A: Some badly written .COM programs check the value in the offset 02h of the Program Segment Prefix and use it to determine the amount of free memory. It is a wrong way to do it - the value in the PSP only shows how much memory was allocated for the program by the DOS kernel. ST-DOS always allocates exactly 64 kilobytes to a .COM program. The check may also fail on MS-DOS or FreeDOS, if some TSR or driver or some other program has fragmented the memory. The correct way to check the maximum size of the PSP is to try growing the PSP to -1 paragraphs by using the realloc syscall. If the memory is fragmented and the PSP itself cannot be grown larger, it may be possible to allocate another block of memory. There are three possible ways to fix the problem:

0) If the program is maintained by someone, ask them to fix the program.
1) If the program is not maintained anymore, or the maintainer does not want to fix the issue for some reason, but the source code of the program is public, fix the program yourselves or ask someone who can write code to fix it.
2) If the program is not maintained anymore and its source code is closed, you can try this tool to convert the badly behaving .COM program to a less badly behaving .EXE program.

Q: MS-DOS bootloader cannot boot ST-DOS. There must be something wrong with ST-DOS.

A: Of course it does not work. Any bootloader can only load operating systems that are supported by the bootloader itself. MS-DOS bootloader does not know how to boot ST-DOS.
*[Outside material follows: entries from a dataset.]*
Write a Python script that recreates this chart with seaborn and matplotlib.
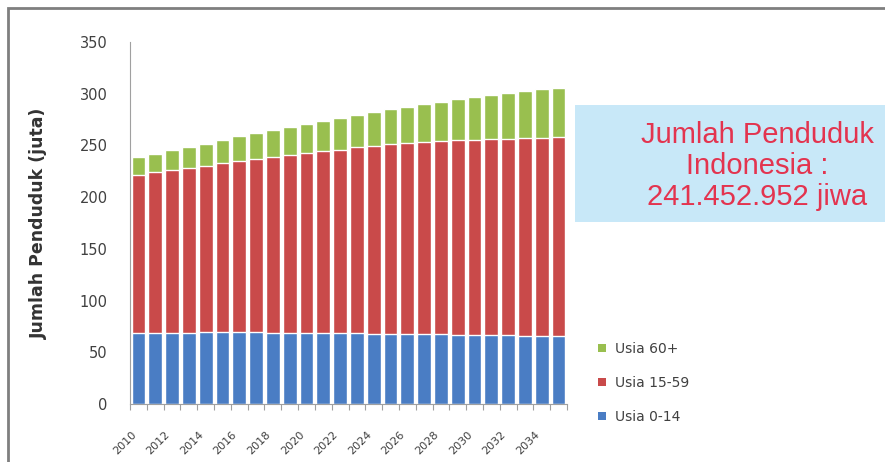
import numpy as np
import matplotlib
matplotlib.use("Agg")
import matplotlib.pyplot as plt
import matplotlib.transforms as mtransforms
from matplotlib.patches import Patch, Rectangle
import seaborn as sns

# Proyeksi penduduk Indonesia 2010-2035 (juta jiwa)
tahun = [str(t) for t in range(2010, 2036)]
usia_0_14 = [68.6, 68.8, 69.0, 69.1, 69.2, 69.3, 69.3, 69.2, 69.1, 69.0, 68.8, 68.6, 68.4,
             68.2, 68.0, 67.8, 67.6, 67.4, 67.2, 67.0, 66.8, 66.6, 66.4, 66.2, 66.0, 65.8]
usia_15_59 = [152.4, 155.2, 157.0, 158.9, 160.8, 163.7, 165.7, 167.8, 169.9, 172.0, 174.2, 175.9, 177.6,
              179.8, 181.5, 183.2, 184.4, 185.6, 186.8, 188.0, 188.7, 189.4, 190.1, 190.8, 191.5, 192.2]
usia_60 = [17.5, 17.8, 19.1, 20.4, 21.6, 22.5, 23.7, 24.9, 26.0, 27.1, 28.1, 29.5, 30.9,
           31.7, 33.0, 33.8, 35.6, 37.0, 38.4, 39.6, 40.9, 42.8, 44.4, 45.6, 46.6, 47.6]
label_seri = ["Usia 60+", "Usia 15-59", "Usia 0-14"]
label_tahun = [t if i % 2 == 0 else "" for i, t in enumerate(tahun)]

warna = {"Usia 0-14": "#4A7DC4", "Usia 15-59": "#C94A4A", "Usia 60+": "#99BF4F"}

sns.set_style("white")
plt.rcParams["font.family"] = ["DejaVu Sans"]

W, H = 885, 462
fig = plt.figure(figsize=(W / 100, H / 100), dpi=100)
ax = fig.add_axes([130 / W, 1 - 404 / H, 437 / W, 362 / H])

# bar bertumpuk: gambar total dulu, lalu yang lebih kecil di atasnya
a = np.array(usia_0_14)
b = a + np.array(usia_15_59)
c = b + np.array(usia_60)
sns.barplot(x=tahun, y=c, color=warna["Usia 60+"], saturation=1, width=0.82, ax=ax)
sns.barplot(x=tahun, y=b, color=warna["Usia 15-59"], saturation=1, width=0.82, ax=ax)
sns.barplot(x=tahun, y=a, color=warna["Usia 0-14"], saturation=1, width=0.82, ax=ax)

ax.set_xlim(-0.5, len(tahun) - 0.5)
ax.set_ylim(0, 350)
ax.set_yticks(range(0, 351, 50))
ax.tick_params(axis="y", length=4, width=0.8, color="#A0A0A0", labelsize=10.5, labelcolor="#404040", pad=12)
ax.set_xticks(range(len(tahun)))
ax.set_xticklabels(label_tahun)
ax.set_xticks(np.arange(-0.5, len(tahun)), minor=True)
ax.tick_params(axis="x", which="major", length=0, labelsize=8, labelcolor="#404040", pad=21)
ax.tick_params(axis="x", which="minor", length=4, width=0.8, color="#A0A0A0", bottom=True)
geser = mtransforms.ScaledTranslation(-4 / 100, 0, fig.dpi_scale_trans)
for lbl in ax.get_xticklabels():
    lbl.set_rotation(45)
    lbl.set_ha("right")
    lbl.set_va("center")
    lbl.set_rotation_mode("anchor")
    lbl.set_transform(lbl.get_transform() + geser)
ax.set_xlabel("")
ax.set_ylabel("Jumlah Penduduk (juta)", fontsize=12.5, fontweight="bold", color="#333333")
ax.yaxis.set_label_coords(-0.188, 0.5)

for s in ["top", "right"]:
    ax.spines[s].set_visible(False)
for s in ["left", "bottom"]:
    ax.spines[s].set_color("#A0A0A0")
    ax.spines[s].set_linewidth(0.8)

handles = [Patch(facecolor=warna[k], edgecolor="none") for k in label_seri]
fig.legend(handles, label_seri, loc="center left", bbox_to_anchor=(598 / W, 1 - 383 / H),
           frameon=False, fontsize=10, labelcolor="#404040", borderpad=0, borderaxespad=0,
           handlelength=0.55, handleheight=0.55, handletextpad=0.7, labelspacing=1.45)

# kotak keterangan
fig.patches.append(Rectangle((575 / W, 1 - 222 / H), 320 / W, 117 / H, transform=fig.transFigure,
                             facecolor="#C8E8F8", edgecolor="none", zorder=0))
fig.text(757 / W, 1 - 166 / H, "Jumlah Penduduk\nIndonesia :\n241.452.952 jiwa",
         ha="center", va="center", fontsize=21, linespacing=1.12, color="#E3344F",
         family=["Liberation Sans", "DejaVu Sans"])

# bingkai (terpotong di kanan dan bawah)
fig.patches.append(Rectangle((8 / W, -10 / H), 900 / W, 464 / H, transform=fig.transFigure,
                             facecolor="none", edgecolor="#7F7F7F", linewidth=2, zorder=5))

fig.savefig("out.png", dpi=100)
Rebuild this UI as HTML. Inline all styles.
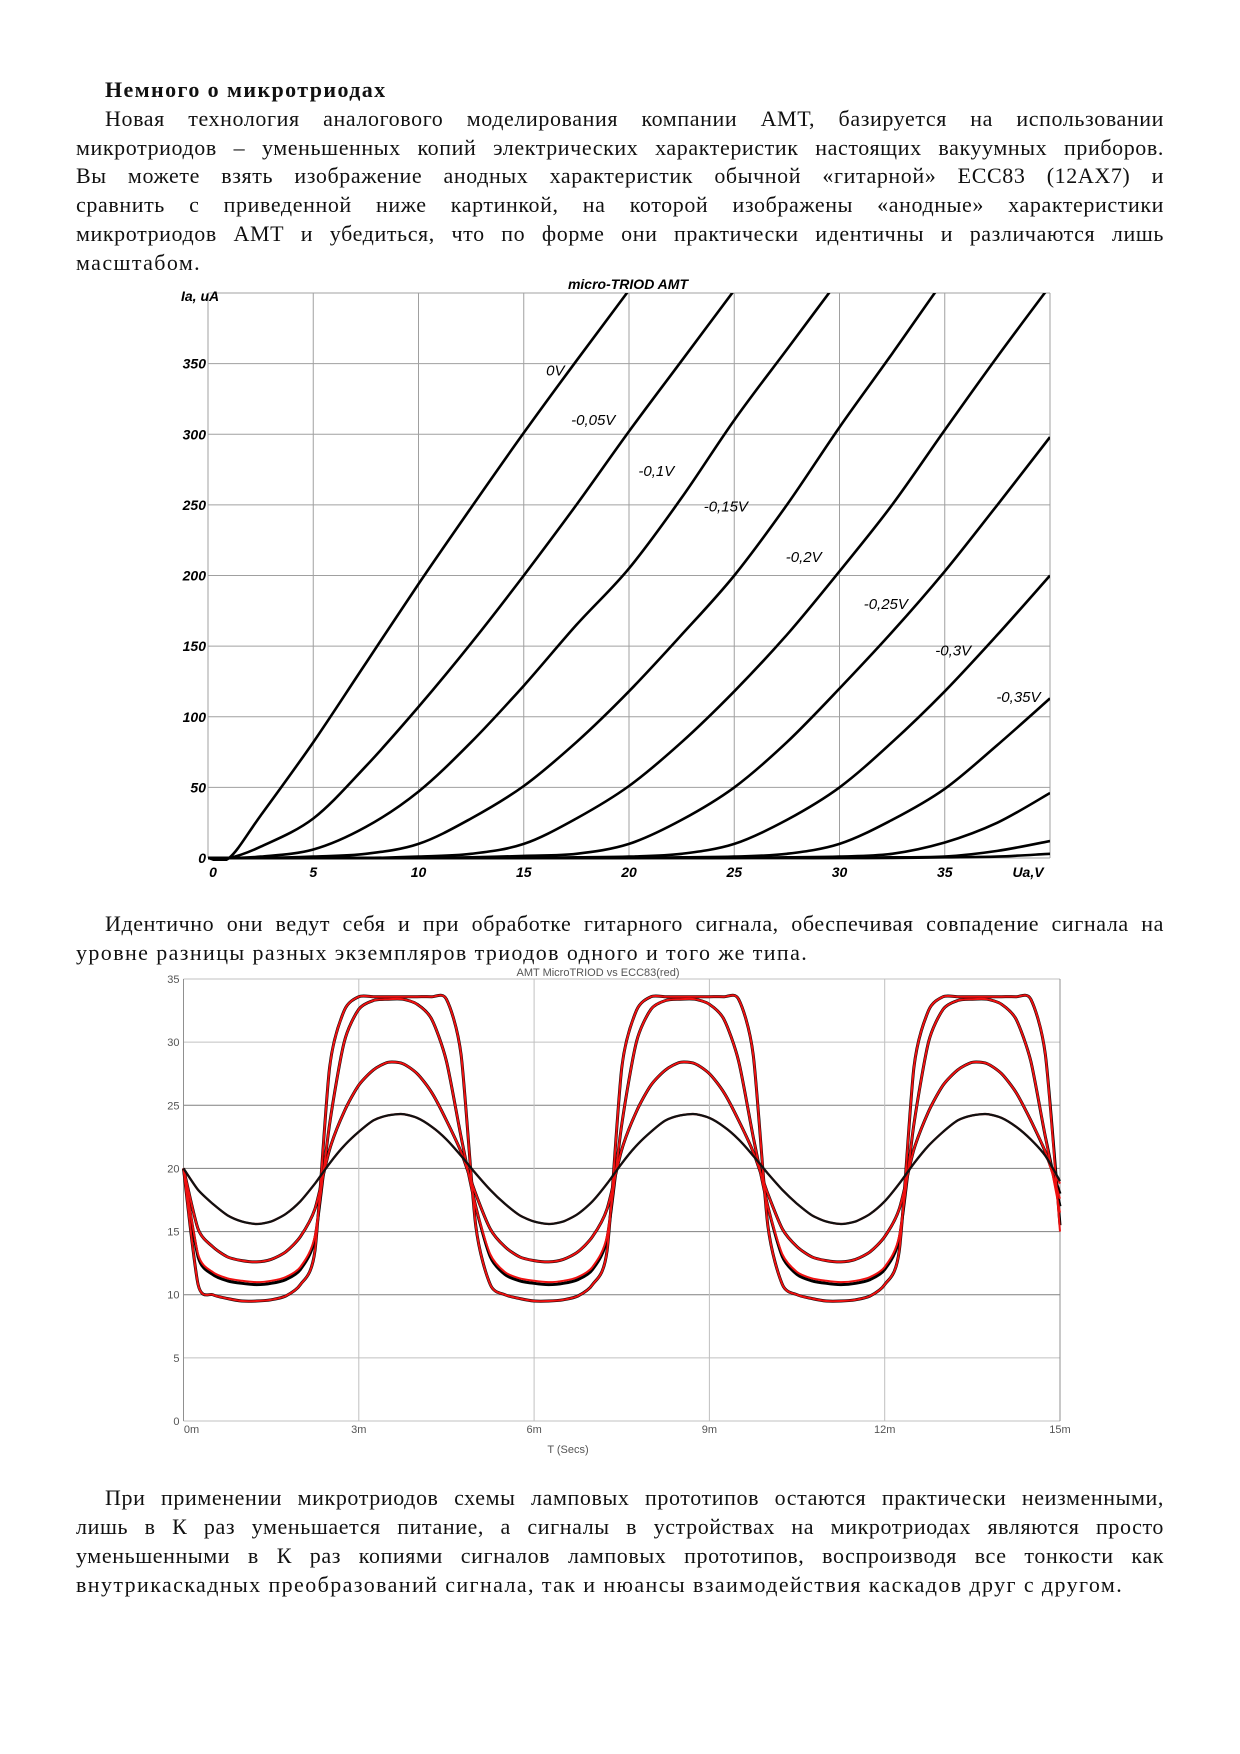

Q: I partitioned a disk in MS-DOS or FreeDOS and copied ST-DOS files there. Now it does not boot.

A: ST-DOS does not currently have a bootloader that supports booting from a partitioned disk.

ST-DOS now supports booting from a partitioned disk. MS-DOS partitions are also supported, but if you want to use the partitioning scheme from MS-DOS, you have to partition the disk using FreeDOS or MS-DOS. ST-DOS has its own partitioning scheme that supports an unlimited number of partitions and currently up to 2 TB disks. Larger disks are also supported with an external device driver (not currently existing) or some small changes to the kernel's source code, but currently they cannot be tested properly.